Public education needed ahead of arrival of COVID-19 vaccines – Okoe Boye

By : cd on 06 Feb 2021, 11:29     |     Source: citinewsroom

Covid vaccine

Former Deputy Minister, Dr. Bernard Okoe Boye has underscored the need for state agencies to begin a targeted public sensitization for the roll-out of the COVID-19 vaccines in the country.

For him, government’s efforts to acquire the vaccines to slow the spread of the virus will come to naught if the right public sensitization is not provided for the population especially when the Health and Finance Ministry has put in place adequate measures to ensure Ghana receives its fair share of the consignment.

He is however worried over the unwillingness of many Ghanaians to reject any form of vaccination insisting that only proper education will ensure the needed change of mind.

“Government has not been idle for the vaccine but I think the education must start aggressively so that we conscientize the population on the arrival of the vaccine. On my own level, I sent my assistants to the filed to try and talk to people.

“I just developed a simple questionnaire asking about what they know about COVID-19 and whether they are willing to take the vaccines. I am still processing the data but you will be amazed almost everyone including the educated say they won’t take the vaccine. The education must not be wholesale but surgical so we know who to target and the reasons to address,” he said on the Big Issue on Saturday.

Dr. Okoe Boye also mentioned that it is imperative for a more scientific idea of public perception about the vaccines in order to have a tailor-made form of education.

Providing more details on the acquisition of the vaccines, he said the government is exploring several options to boost its chances of more stock adding that health officials will take advantage of the country’s already existing Expanded Program against Immunization (EPI) to improve the cold chain system for the storage of the doses.Ghana is first expecting a batch of the COVAX vaccines to meet its target vaccinating 20 million out of the 30 million population with the government outlining four categories of persons for the receipt of the vaccine to be administered.

The segments are frontline workers, people with some form of health risk and co-morbidities, workers who offer essential services and the arms of government and the remaining population.

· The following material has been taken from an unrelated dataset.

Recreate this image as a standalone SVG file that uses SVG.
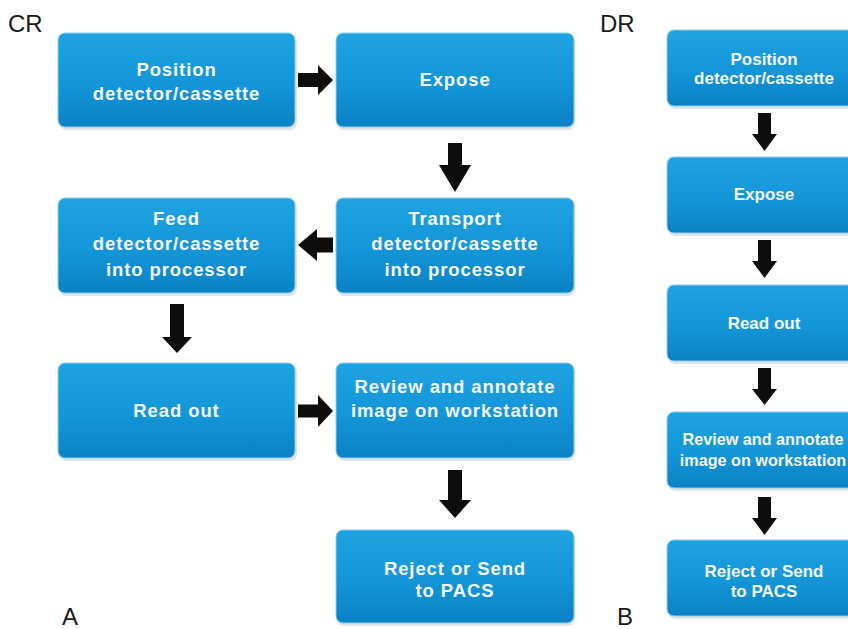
<svg xmlns="http://www.w3.org/2000/svg" width="848" height="629" viewBox="0 0 848 629">
<defs>
<linearGradient id="boxGrad" x1="0" y1="0" x2="0" y2="1">
<stop offset="0" stop-color="#1fa3e2"/>
<stop offset="0.55" stop-color="#1395d7"/>
<stop offset="1" stop-color="#0a82c5"/>
</linearGradient>
<style>
.box{fill:url(#boxGrad);stroke:#8ccbed;stroke-width:1}
.shadow{fill:#c9d3da;opacity:0.6}
.cr{font-family:"Liberation Sans",Arial,sans-serif;font-weight:bold;font-size:18.5px;letter-spacing:0.9px;fill:#f6f9fc;text-anchor:middle}
.dr{font-family:"Liberation Sans",Arial,sans-serif;font-weight:bold;font-size:17px;fill:#f6f9fc;text-anchor:middle}
.drs{font-size:16.2px}
.lbl{font-family:"Liberation Sans",Arial,sans-serif;font-size:24px;fill:#1a1a1a}
.arrow{fill:#0d0d0d}
</style>
</defs>
<rect width="848" height="629" fill="#ffffff"/>

<g id="labels">
<text class="lbl" x="8" y="32">CR</text>
<text class="lbl" x="600" y="32">DR</text>
<text class="lbl" x="62" y="625">A</text>
<text class="lbl" x="617" y="625">B</text>
</g>

<!-- CR nodes -->
<g id="cr-position">
<rect class="shadow" x="59" y="35" width="238" height="95" rx="7"/>
<rect class="box" x="58" y="33" width="237" height="94" rx="7"/>
<text class="cr" x="176.5" y="76">Position</text>
<text class="cr" x="176.5" y="100">detector/cassette</text>
</g>
<g id="cr-expose">
<rect class="shadow" x="337" y="35" width="238" height="95" rx="7"/>
<rect class="box" x="336" y="33" width="238" height="94" rx="7"/>
<text class="cr" x="455" y="86">Expose</text>
</g>
<g id="cr-transport">
<rect class="shadow" x="337" y="200" width="238" height="96" rx="7"/>
<rect class="box" x="336" y="198" width="238" height="95" rx="7"/>
<text class="cr" x="455" y="225">Transport</text>
<text class="cr" x="455" y="250">detector/cassette</text>
<text class="cr" x="455" y="276">into processor</text>
</g>
<g id="cr-feed">
<rect class="shadow" x="59" y="200" width="238" height="96" rx="7"/>
<rect class="box" x="58" y="198" width="237" height="95" rx="7"/>
<text class="cr" x="176.5" y="225">Feed</text>
<text class="cr" x="176.5" y="250">detector/cassette</text>
<text class="cr" x="176.5" y="276">into processor</text>
</g>
<g id="cr-readout">
<rect class="shadow" x="59" y="365" width="238" height="96" rx="7"/>
<rect class="box" x="58" y="363" width="237" height="95" rx="7"/>
<text class="cr" x="176.5" y="417">Read out</text>
</g>
<g id="cr-review">
<rect class="shadow" x="337" y="365" width="238" height="96" rx="7"/>
<rect class="box" x="336" y="363" width="238" height="95" rx="7"/>
<text class="cr" x="455" y="393">Review and annotate</text>
<text class="cr" x="455" y="417">image on workstation</text>
</g>
<g id="cr-reject">
<rect class="shadow" x="337" y="532" width="238" height="94" rx="7"/>
<rect class="box" x="336" y="530" width="238" height="93" rx="7"/>
<text class="cr" x="455" y="575">Reject or Send</text>
<text class="cr" x="455" y="597">to PACS</text>
</g>

<!-- DR nodes -->
<g id="dr-position">
<rect class="shadow" x="668" y="32" width="200" height="77" rx="7"/>
<rect class="box" x="667" y="30" width="200" height="76" rx="7"/>
<text class="dr" x="764" y="65">Position</text>
<text class="dr" x="764" y="84">detector/cassette</text>
</g>
<g id="dr-expose">
<rect class="shadow" x="668" y="159" width="200" height="77" rx="7"/>
<rect class="box" x="667" y="157" width="200" height="76" rx="7"/>
<text class="dr" x="764" y="200">Expose</text>
</g>
<g id="dr-readout">
<rect class="shadow" x="668" y="287" width="200" height="77" rx="7"/>
<rect class="box" x="667" y="285" width="200" height="76" rx="7"/>
<text class="dr" x="764" y="329">Read out</text>
</g>
<g id="dr-review">
<rect class="shadow" x="668" y="414" width="200" height="77" rx="7"/>
<rect class="box" x="667" y="412" width="200" height="76" rx="7"/>
<text class="dr drs" x="763" y="445">Review and annotate</text>
<text class="dr drs" x="763" y="466">image on workstation</text>
</g>
<g id="dr-reject">
<rect class="shadow" x="668" y="542" width="200" height="77" rx="7"/>
<rect class="box" x="667" y="540" width="200" height="76" rx="7"/>
<text class="dr" x="764" y="577">Reject or Send</text>
<text class="dr" x="764" y="597">to PACS</text>
</g>

<g id="connectors">
<!-- CR -->
<path class="arrow" d="M298 73 H318 V65 L333 80 L318 95 V87 H298 Z"/>
<path class="arrow" d="M448 143 H462 V165 H471 L455 192 L439 165 H448 Z"/>
<path class="arrow" d="M333 237.5 H317 V229 L298 245 L317 261 V252.5 H333 Z"/>
<path class="arrow" d="M170 304 H184 V337 H192 L177 353 L162 337 H170 Z"/>
<path class="arrow" d="M298 404.5 H318 V395 L333 411 L318 427 V417.5 H298 Z"/>
<path class="arrow" d="M448 470 H462 V500 H471 L455 518 L439 500 H448 Z"/>
<!-- DR -->
<path class="arrow" d="M758 113 H771 V134 H777 L764.5 151 L752 134 H758 Z"/>
<path class="arrow" d="M758 240 H771 V261 H777 L764.5 278 L752 261 H758 Z"/>
<path class="arrow" d="M758 368 H771 V389 H777 L764.5 405 L752 389 H758 Z"/>
<path class="arrow" d="M758 497 H771 V518 H777 L764.5 535 L752 518 H758 Z"/>
</g>
</svg>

President Akufo-Addo has already indicated that the government is working to procure 17 million vaccines.

“Our aim is to vaccinate the entire population with an initial target of 20 million people. Through bilateral and multilateral means, we are hopeful of by the end of June, a total of 17,600,000 vaccine doses will have been procured for the Ghanaian people,” he said in an address to the nation on Sunday evening.

The earliest batch of vaccines will be in the country by March 2021.